Keadaan berubah secara drastis sejurus jatuhnya empayar ‘Uthmaniyah. Diskusi tentang format hubungan politik dan negara segera mencuat dan peredebatan menjadi sengit dan intense berikutan terbitnya buku ‘Ali ‘Abd al-Raziq, salah seorang guru besar al-Azhar, berjudul al-Islam wa Usul al-Hukm tahun 1925. Dalam buku tersebut al-Raziq secara eksplisit menafikan hubungan agama dan politik (negara) dan menyatakan bahwa nabi Muhammad saw hanyalah seorang pemimpin spritual bukan seorang politisi atau pemimpin negara. Misi utamanya hanya sebatas pada penyampaian risalah ilahiyah dan risalahnya hanya berhubungan dengan masalah keagaaman bukan keduniaan. Mungkin sejak saat itulah isu penerapan Syari’at menjadi topik sentral yang tak henti-hentinya didiskusikan dan diperdebatkan banyak kalangan.

Buku ini mendapat reaksi berbeda. Bagi kalangan sekularis ide-ide Raziq dianggap berani, brillian, dan tepat pada masanya, oleh sebab itu layak untuk dipertimbangkan. Bagi mereka kata-kata Raziq bagaikan kalimat sakti dan suci layak untuk diulang-ulang sebagai justifiikasi yang sah menolak Syari’ah Islam. Sayang mereka sama sekali tidak mengindahkan kritikan-kritikan keras dan pedas tokoh intellektual Muslim dan ‘ulama Islam yang dilontarkan terhadap Raziq. Mereka tetap saja berkukuh untuk bergantung ditali rapuh yang diraur Raziq.

Era Kebangkitan Islam (al-sahwah al-Islamiyah)

Pro-kontra tentang penerapan Syari’ah Islam terus berlanjut seiring dengan perjalanan waktu. Meskipun ditentang dengan kuat baik oleh orang Muslim sendiri maupun politisi dan intelektual Barat, usaha-usaha untuk menegakkan Syari’at Islam di dunia Muslim tetap berjalan.
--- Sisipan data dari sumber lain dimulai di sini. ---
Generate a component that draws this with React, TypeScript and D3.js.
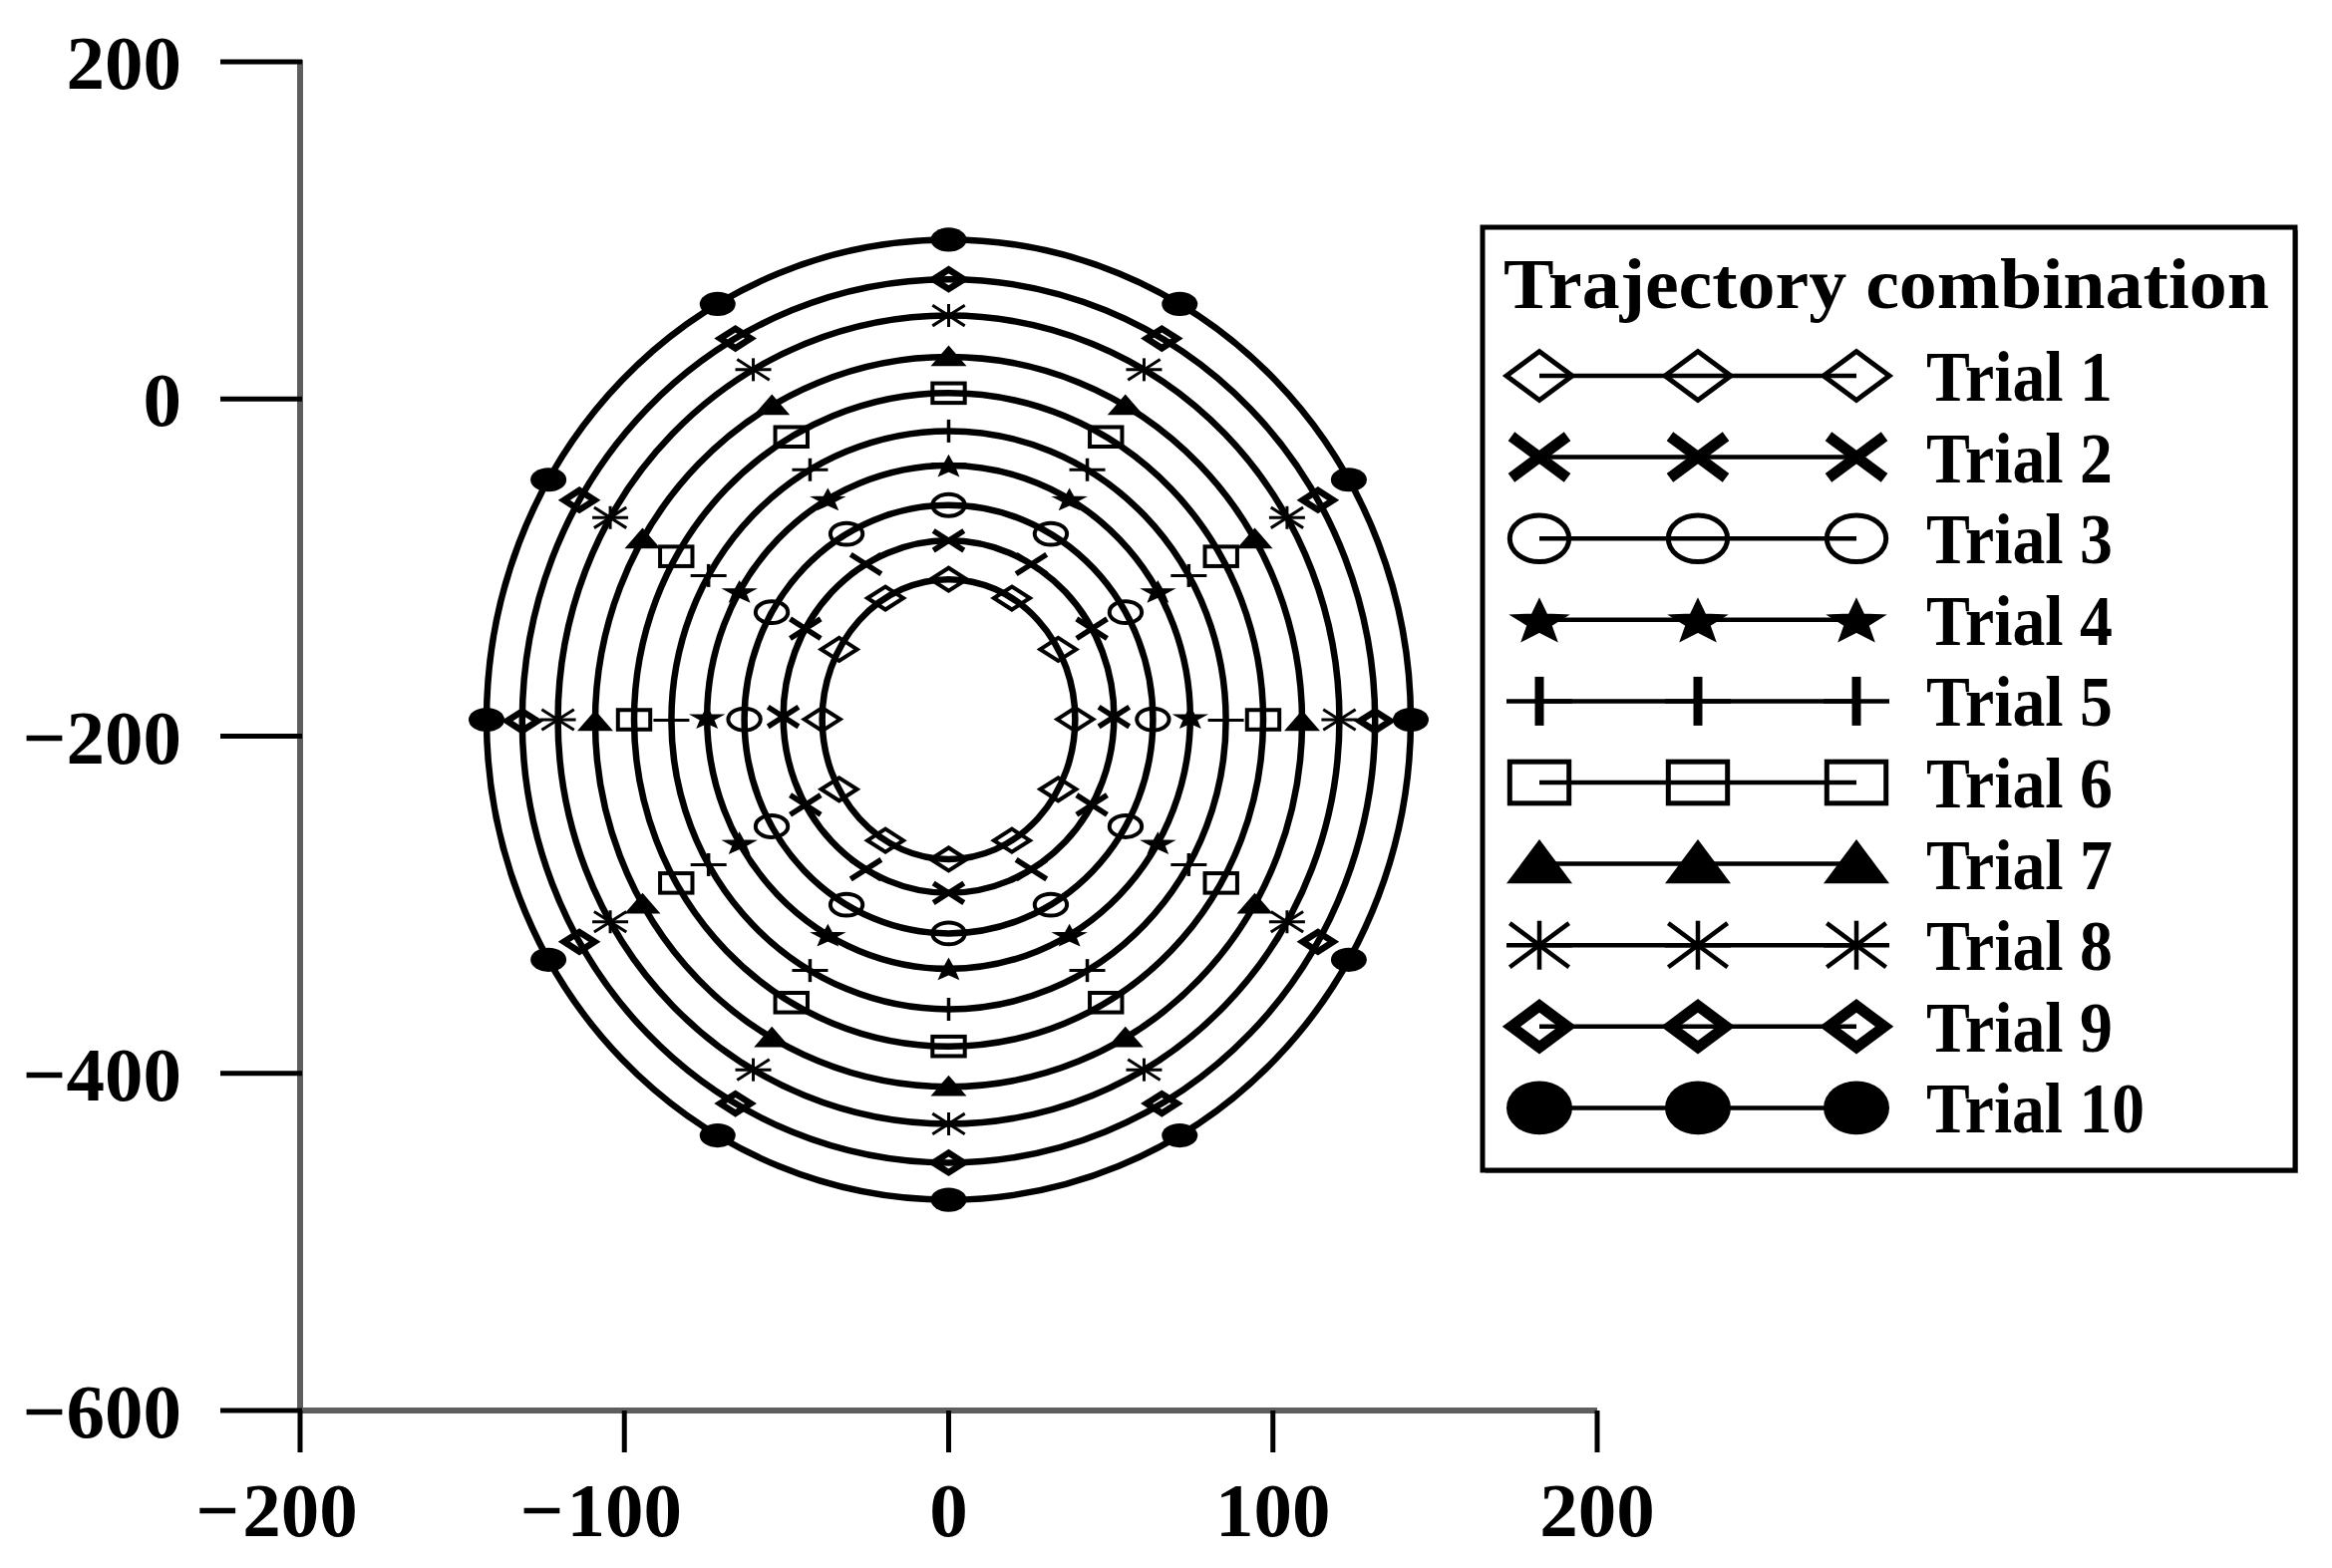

Dan tahun 1970an usaha ini sepertinya mendapatkan momentumnya. Ini terlihat dengan makin maraknya ghirah-ghirah keislaman di lapisan masyarakat di berbagai belahan dunia Muslim. Simbol-simbol keislaman semakin marak berkibar. Jumlah wanita yang memakai jilbab serta pria yang memelihara jenggotnya semakin bertambah, bilangan mesjid serta jemaahnya terus meningkat, organisasi-oragnisasi Islam baik tingkat nasional maupun internasional menjamur, dan tak sedikit kaum professional yang beralih arah menjadi Muslim-Muslim yang taat beribadah. Oleh beberapa media massa Indonesia pada awal 1990an dikatakan sedang mengalami proses ‘islamisasi’ besar-besaran meskipun oleh sebagian orang dikatakan hanya sekedar lipstik bukan pada substance.

Penomena ini juga berlaku dibelahan dunia lain. Negara Arab Syria Pada pertengahan 1970an Hafez al-Asad (m. 2000) secara terpaksa harus menerima perubahan Konstitusi negaranya dengan memasukkan perenggan yang mensyaratkan presiden negara tersebut beragama Islam. Mesir juga melakukan perubahan yang sama. Tahun 1981 Anwar Sadat (m. 1981) harus rela mengamendemen Konstitusi negaranya dengan menyatakan Syari’ah Islam sebagai sumber terpenting Hukum Mesir. Di Sudan presiden Numairi juga mengkempanyekan pengimplementasian Syari’ah Islam terutama yang berkenaan dengan Hukum Pidana. (Najib Ghadbian, 1997: 67)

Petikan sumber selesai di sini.